**What the exercise asks**:
Extract the lines from the start through the line that holds "const Y_INTERVAL = 0.1;", both included, omitting all images.

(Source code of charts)
##########

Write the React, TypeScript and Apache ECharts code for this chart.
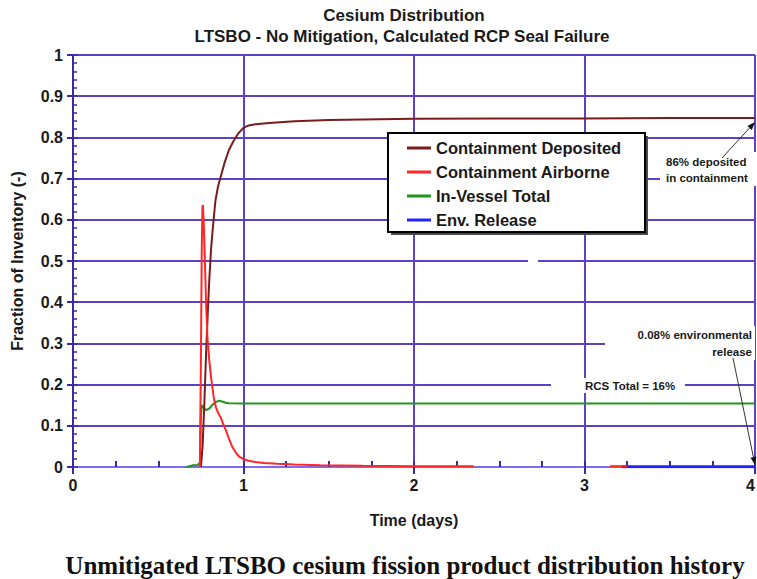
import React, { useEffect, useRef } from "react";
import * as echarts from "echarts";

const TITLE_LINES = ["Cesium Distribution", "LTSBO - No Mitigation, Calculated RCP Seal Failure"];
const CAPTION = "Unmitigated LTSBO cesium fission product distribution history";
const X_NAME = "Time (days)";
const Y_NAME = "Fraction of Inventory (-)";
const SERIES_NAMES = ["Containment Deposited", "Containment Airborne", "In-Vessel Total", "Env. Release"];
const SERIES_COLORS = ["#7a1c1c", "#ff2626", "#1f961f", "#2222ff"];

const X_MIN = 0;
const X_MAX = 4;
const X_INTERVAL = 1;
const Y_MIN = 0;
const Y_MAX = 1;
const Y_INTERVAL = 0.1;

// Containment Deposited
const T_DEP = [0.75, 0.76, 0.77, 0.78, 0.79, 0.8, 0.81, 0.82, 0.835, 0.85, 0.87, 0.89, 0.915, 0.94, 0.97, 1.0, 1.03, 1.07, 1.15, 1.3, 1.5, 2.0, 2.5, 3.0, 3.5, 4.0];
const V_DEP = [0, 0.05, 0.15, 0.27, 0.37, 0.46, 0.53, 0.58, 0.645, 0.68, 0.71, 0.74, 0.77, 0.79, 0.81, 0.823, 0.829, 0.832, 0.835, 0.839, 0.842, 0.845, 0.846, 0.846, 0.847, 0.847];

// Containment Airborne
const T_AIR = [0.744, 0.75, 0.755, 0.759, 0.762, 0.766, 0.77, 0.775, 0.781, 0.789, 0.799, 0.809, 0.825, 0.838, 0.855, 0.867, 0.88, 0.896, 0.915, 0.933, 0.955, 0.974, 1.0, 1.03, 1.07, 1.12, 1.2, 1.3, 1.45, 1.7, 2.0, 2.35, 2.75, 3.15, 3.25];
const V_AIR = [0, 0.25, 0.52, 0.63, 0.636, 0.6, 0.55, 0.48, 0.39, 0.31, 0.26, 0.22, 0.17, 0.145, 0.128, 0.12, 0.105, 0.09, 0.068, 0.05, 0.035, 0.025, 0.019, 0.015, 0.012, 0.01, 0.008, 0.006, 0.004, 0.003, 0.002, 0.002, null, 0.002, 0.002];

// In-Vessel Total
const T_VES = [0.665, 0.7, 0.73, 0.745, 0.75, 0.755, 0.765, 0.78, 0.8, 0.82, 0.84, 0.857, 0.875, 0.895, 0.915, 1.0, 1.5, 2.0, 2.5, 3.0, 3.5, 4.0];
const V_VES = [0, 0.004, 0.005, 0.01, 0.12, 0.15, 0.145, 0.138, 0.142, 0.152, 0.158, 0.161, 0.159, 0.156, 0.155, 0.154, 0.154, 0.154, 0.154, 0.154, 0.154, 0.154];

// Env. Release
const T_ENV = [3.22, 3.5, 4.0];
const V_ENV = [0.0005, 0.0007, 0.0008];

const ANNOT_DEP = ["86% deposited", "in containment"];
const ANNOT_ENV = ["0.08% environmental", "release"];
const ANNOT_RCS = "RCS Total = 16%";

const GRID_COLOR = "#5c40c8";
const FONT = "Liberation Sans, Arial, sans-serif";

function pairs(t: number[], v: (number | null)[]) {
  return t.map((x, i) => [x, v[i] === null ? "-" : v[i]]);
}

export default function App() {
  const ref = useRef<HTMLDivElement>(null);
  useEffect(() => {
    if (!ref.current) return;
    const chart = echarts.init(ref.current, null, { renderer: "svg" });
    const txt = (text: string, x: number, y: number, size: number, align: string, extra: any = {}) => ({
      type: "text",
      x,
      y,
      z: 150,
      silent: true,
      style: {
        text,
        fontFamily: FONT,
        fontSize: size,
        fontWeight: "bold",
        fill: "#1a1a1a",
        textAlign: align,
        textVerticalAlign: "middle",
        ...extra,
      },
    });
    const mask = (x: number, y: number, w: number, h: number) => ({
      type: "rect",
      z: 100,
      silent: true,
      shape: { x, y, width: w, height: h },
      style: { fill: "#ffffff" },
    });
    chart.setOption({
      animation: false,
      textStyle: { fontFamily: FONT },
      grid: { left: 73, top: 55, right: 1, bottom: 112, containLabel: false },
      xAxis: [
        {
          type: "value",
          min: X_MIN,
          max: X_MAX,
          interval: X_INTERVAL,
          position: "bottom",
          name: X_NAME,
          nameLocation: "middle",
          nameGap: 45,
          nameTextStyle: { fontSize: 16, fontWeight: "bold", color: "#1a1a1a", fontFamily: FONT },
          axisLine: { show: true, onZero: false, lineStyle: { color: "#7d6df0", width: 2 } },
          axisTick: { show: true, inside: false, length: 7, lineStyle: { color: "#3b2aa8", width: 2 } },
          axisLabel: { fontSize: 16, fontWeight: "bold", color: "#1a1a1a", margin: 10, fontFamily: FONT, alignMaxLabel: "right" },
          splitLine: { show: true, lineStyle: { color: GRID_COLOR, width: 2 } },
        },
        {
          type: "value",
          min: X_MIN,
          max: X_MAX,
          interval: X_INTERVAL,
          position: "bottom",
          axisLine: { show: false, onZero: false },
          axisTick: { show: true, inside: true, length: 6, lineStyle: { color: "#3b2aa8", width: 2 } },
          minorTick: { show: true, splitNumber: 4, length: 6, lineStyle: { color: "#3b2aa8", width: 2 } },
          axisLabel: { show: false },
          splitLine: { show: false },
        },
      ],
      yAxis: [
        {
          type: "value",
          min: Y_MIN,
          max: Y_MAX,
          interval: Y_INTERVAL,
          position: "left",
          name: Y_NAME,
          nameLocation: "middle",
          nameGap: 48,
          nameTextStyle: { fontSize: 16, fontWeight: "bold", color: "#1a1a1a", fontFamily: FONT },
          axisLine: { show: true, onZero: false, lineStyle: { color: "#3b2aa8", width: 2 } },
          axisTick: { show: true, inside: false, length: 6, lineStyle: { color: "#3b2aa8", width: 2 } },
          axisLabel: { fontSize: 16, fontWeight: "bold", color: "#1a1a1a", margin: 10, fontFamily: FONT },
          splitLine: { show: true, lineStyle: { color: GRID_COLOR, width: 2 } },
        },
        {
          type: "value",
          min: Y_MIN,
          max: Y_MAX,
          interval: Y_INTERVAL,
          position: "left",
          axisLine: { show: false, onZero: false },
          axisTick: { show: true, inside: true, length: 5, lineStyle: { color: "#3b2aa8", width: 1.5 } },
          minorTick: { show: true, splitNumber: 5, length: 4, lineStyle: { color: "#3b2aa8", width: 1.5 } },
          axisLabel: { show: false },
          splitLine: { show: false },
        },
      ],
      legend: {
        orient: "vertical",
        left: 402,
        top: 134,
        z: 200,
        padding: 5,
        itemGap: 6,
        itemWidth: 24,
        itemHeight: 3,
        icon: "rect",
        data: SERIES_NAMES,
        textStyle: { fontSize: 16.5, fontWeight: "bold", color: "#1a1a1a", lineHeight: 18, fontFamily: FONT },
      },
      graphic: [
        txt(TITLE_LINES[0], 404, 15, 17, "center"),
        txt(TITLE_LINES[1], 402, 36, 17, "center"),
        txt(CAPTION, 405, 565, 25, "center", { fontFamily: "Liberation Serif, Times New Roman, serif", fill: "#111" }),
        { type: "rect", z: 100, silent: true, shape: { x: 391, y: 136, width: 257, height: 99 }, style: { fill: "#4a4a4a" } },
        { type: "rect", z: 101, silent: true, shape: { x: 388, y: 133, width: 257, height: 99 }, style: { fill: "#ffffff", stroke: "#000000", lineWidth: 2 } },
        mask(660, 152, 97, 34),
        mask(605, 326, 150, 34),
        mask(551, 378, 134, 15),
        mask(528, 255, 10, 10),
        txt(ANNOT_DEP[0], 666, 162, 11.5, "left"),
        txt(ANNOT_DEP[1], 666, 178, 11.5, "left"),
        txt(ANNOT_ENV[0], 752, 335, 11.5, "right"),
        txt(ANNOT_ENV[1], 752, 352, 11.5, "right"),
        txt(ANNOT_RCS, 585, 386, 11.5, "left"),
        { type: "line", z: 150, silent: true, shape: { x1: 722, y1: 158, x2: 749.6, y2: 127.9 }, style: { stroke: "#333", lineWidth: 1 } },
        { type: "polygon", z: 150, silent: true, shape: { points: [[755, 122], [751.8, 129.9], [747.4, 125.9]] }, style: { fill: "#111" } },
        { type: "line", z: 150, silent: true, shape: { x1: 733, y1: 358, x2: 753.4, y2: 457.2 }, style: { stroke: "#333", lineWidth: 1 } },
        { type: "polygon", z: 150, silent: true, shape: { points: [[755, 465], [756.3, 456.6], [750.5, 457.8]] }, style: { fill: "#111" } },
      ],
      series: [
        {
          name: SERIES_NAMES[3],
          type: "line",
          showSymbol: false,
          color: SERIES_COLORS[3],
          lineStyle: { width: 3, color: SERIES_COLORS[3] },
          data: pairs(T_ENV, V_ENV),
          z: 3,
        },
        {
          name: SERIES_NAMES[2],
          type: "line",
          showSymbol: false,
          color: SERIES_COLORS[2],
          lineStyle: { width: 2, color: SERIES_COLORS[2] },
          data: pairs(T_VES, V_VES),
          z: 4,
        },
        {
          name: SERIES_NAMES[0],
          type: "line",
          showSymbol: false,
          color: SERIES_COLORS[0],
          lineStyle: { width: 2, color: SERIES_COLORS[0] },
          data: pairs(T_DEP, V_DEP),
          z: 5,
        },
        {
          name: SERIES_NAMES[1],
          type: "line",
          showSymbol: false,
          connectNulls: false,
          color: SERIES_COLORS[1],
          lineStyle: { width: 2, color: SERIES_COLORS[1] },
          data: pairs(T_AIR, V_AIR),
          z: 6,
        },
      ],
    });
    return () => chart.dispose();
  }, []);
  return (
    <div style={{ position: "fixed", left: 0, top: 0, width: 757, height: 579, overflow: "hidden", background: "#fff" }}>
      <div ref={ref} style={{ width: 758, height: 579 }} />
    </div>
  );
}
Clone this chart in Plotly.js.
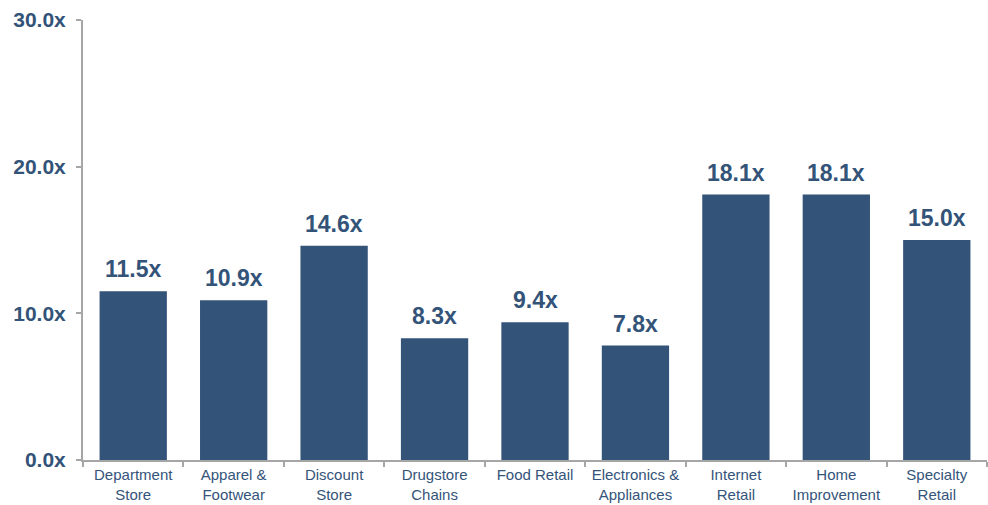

##########

**Task output**:
Write the React, TypeScript and Apache ECharts code for this chart.
import React, { useEffect, useRef } from "react";
import * as echarts from "echarts";

const TITLE_LINES = ["Cesium Distribution", "LTSBO - No Mitigation, Calculated RCP Seal Failure"];
const CAPTION = "Unmitigated LTSBO cesium fission product distribution history";
const X_NAME = "Time (days)";
const Y_NAME = "Fraction of Inventory (-)";
const SERIES_NAMES = ["Containment Deposited", "Containment Airborne", "In-Vessel Total", "Env. Release"];
const SERIES_COLORS = ["#7a1c1c", "#ff2626", "#1f961f", "#2222ff"];

const X_MIN = 0;
const X_MAX = 4;
const X_INTERVAL = 1;
const Y_MIN = 0;
const Y_MAX = 1;
const Y_INTERVAL = 0.1;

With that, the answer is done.